══ Records provided

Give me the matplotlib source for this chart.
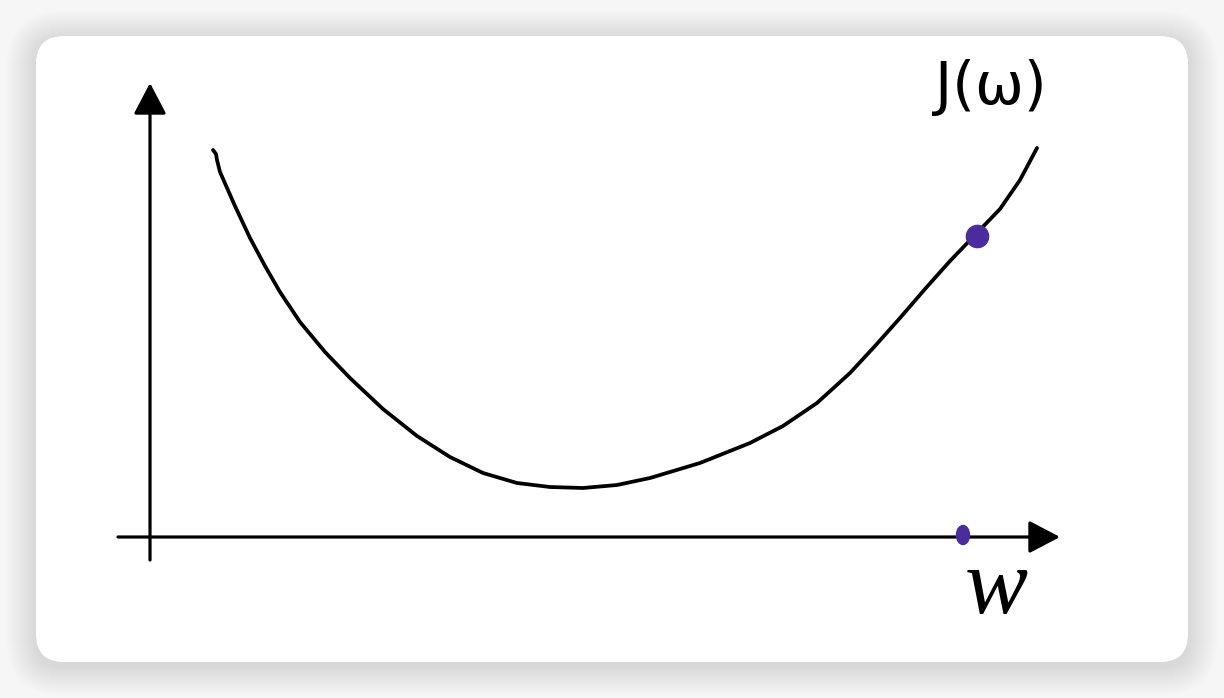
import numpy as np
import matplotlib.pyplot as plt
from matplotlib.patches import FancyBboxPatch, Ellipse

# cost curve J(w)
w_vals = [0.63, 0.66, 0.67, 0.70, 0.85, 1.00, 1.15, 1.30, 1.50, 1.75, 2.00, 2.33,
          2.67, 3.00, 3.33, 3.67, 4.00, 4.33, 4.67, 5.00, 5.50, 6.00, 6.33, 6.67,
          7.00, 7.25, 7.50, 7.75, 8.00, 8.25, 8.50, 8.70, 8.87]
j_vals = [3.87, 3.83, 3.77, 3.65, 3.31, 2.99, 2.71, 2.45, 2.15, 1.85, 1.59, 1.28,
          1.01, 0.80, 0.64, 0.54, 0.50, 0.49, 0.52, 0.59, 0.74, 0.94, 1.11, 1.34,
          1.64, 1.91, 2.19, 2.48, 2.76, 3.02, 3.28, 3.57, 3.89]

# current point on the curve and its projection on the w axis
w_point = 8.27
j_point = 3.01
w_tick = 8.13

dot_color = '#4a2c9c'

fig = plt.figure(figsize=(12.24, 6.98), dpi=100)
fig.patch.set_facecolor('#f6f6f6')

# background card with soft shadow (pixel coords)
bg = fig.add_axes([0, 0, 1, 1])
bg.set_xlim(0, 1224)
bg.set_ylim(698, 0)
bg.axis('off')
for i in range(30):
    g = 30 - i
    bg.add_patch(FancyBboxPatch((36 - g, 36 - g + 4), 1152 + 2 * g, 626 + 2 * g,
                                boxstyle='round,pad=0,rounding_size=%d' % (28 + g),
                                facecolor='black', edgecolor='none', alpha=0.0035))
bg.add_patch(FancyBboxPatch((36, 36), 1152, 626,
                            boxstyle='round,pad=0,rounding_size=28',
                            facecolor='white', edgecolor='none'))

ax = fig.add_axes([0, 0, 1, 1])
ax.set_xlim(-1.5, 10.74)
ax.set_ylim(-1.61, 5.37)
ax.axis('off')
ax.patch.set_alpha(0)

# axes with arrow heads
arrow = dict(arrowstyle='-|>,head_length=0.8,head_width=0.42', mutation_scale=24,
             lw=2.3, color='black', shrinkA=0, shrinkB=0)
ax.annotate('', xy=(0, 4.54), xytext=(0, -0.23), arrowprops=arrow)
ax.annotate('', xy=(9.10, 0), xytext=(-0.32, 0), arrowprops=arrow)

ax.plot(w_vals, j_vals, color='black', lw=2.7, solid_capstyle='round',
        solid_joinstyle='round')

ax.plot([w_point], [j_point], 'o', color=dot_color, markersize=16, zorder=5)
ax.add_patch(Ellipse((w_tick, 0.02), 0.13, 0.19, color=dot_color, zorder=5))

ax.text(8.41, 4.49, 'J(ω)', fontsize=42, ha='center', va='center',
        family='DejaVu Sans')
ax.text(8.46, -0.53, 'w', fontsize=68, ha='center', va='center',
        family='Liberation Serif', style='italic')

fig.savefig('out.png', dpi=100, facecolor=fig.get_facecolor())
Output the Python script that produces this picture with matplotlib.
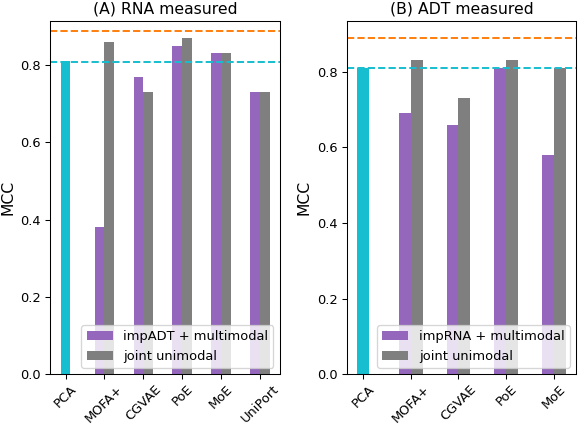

════

* **Task statement**
Reproduce the material word for word. Any pictures should be left out of the copy.

* **Solution for this exercise**
Give me the matplotlib source for this chart.
import numpy as np
import matplotlib.pyplot as plt
from matplotlib.patches import FancyBboxPatch, Ellipse

# cost curve J(w)
w_vals = [0.63, 0.66, 0.67, 0.70, 0.85, 1.00, 1.15, 1.30, 1.50, 1.75, 2.00, 2.33,
          2.67, 3.00, 3.33, 3.67, 4.00, 4.33, 4.67, 5.00, 5.50, 6.00, 6.33, 6.67,
          7.00, 7.25, 7.50, 7.75, 8.00, 8.25, 8.50, 8.70, 8.87]
j_vals = [3.87, 3.83, 3.77, 3.65, 3.31, 2.99, 2.71, 2.45, 2.15, 1.85, 1.59, 1.28,
          1.01, 0.80, 0.64, 0.54, 0.50, 0.49, 0.52, 0.59, 0.74, 0.94, 1.11, 1.34,
          1.64, 1.91, 2.19, 2.48, 2.76, 3.02, 3.28, 3.57, 3.89]

# current point on the curve and its projection on the w axis
w_point = 8.27
j_point = 3.01
w_tick = 8.13

dot_color = '#4a2c9c'

fig = plt.figure(figsize=(12.24, 6.98), dpi=100)
fig.patch.set_facecolor('#f6f6f6')

# background card with soft shadow (pixel coords)
bg = fig.add_axes([0, 0, 1, 1])
bg.set_xlim(0, 1224)
bg.set_ylim(698, 0)
bg.axis('off')
for i in range(30):
    g = 30 - i
    bg.add_patch(FancyBboxPatch((36 - g, 36 - g + 4), 1152 + 2 * g, 626 + 2 * g,
                                boxstyle='round,pad=0,rounding_size=%d' % (28 + g),
                                facecolor='black', edgecolor='none', alpha=0.0035))
bg.add_patch(FancyBboxPatch((36, 36), 1152, 626,
                            boxstyle='round,pad=0,rounding_size=28',
                            facecolor='white', edgecolor='none'))

ax = fig.add_axes([0, 0, 1, 1])
ax.set_xlim(-1.5, 10.74)
ax.set_ylim(-1.61, 5.37)
ax.axis('off')
ax.patch.set_alpha(0)

# axes with arrow heads
arrow = dict(arrowstyle='-|>,head_length=0.8,head_width=0.42', mutation_scale=24,
             lw=2.3, color='black', shrinkA=0, shrinkB=0)
ax.annotate('', xy=(0, 4.54), xytext=(0, -0.23), arrowprops=arrow)
ax.annotate('', xy=(9.10, 0), xytext=(-0.32, 0), arrowprops=arrow)

ax.plot(w_vals, j_vals, color='black', lw=2.7, solid_capstyle='round',
        solid_joinstyle='round')

ax.plot([w_point], [j_point], 'o', color=dot_color, markersize=16, zorder=5)
ax.add_patch(Ellipse((w_tick, 0.02), 0.13, 0.19, color=dot_color, zorder=5))

ax.text(8.41, 4.49, 'J(ω)', fontsize=42, ha='center', va='center',
        family='DejaVu Sans')
ax.text(8.46, -0.53, 'w', fontsize=68, ha='center', va='center',
        family='Liberation Serif', style='italic')

fig.savefig('out.png', dpi=100, facecolor=fig.get_facecolor())
Output the Python script that produces this picture with matplotlib.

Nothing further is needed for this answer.